Comment

A rhetorical question

Anaphora, pathos, zeugma.

Not Pokémon, but examples of rhetoric. As a copywriter, it’s essential that I understand rhetorical devices in order to make my copy persuasive, and using them has become something close to second nature. But although most people can identify rhetorical devices when they hear them used, they don’t know what they’re called or how they can improve their own writing with them.

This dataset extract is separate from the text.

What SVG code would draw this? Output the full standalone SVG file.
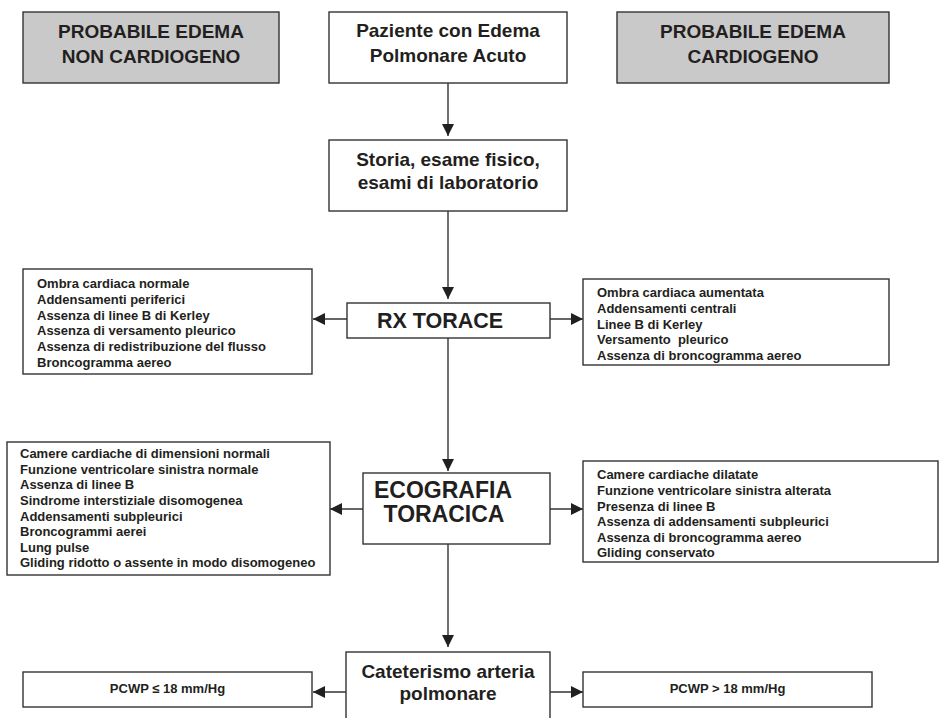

Take ‘anaphora’, for example. By repeating the beginning of a phrase several times, the audience is convinced of your belief in your claim and begins to believe it themselves; it has the side-effect of adding rhythm to a work. Martin Luther King Jr.’s speech uses anaphora when he repeats ‘I have a dream’ eight times, and it’s this part of the speech that is most remembered and quoted today. Anaphora just seems snappy–which is why it finds its way into slogans.

Anaphora Kit Kat

Pathos is something we all want to achieve when writing for clients. We appeal to their customers’ emotion to get them to agree with the ad. You still need to understand your audience; what will work to advertise a product to a group of teenage boys won’t necessarily work for their mothers. So when advertising tires, a product typically sold to adults within a family, Michelin shamelessly pulled on the heartstrings:

Pathos Michelin

Zeugma takes some cleverness to do, but if you can crack it then you’ve got the makings of a great bit of copy. It’s the practice of using a single word in two parts of a sentence that has to be understood differently in each part. “She dropped her coat and inhibitions at the door”, or the Rolling Stones’ “She blew my nose and then she blew my mind.” It makes the ad that much more memorable; humans want to make connections between words and being able to do that in one short piece of copy sticks in the mind.

Guardian Zeugma

You can’t get too carried away and forget the point of whatever bit of copy you’re writing in defence of your own cleverness, though. You always have to remember what you’re trying to say, and who you’re saying it to. To focus on anything else is to write a nice set of words, but a bad ad.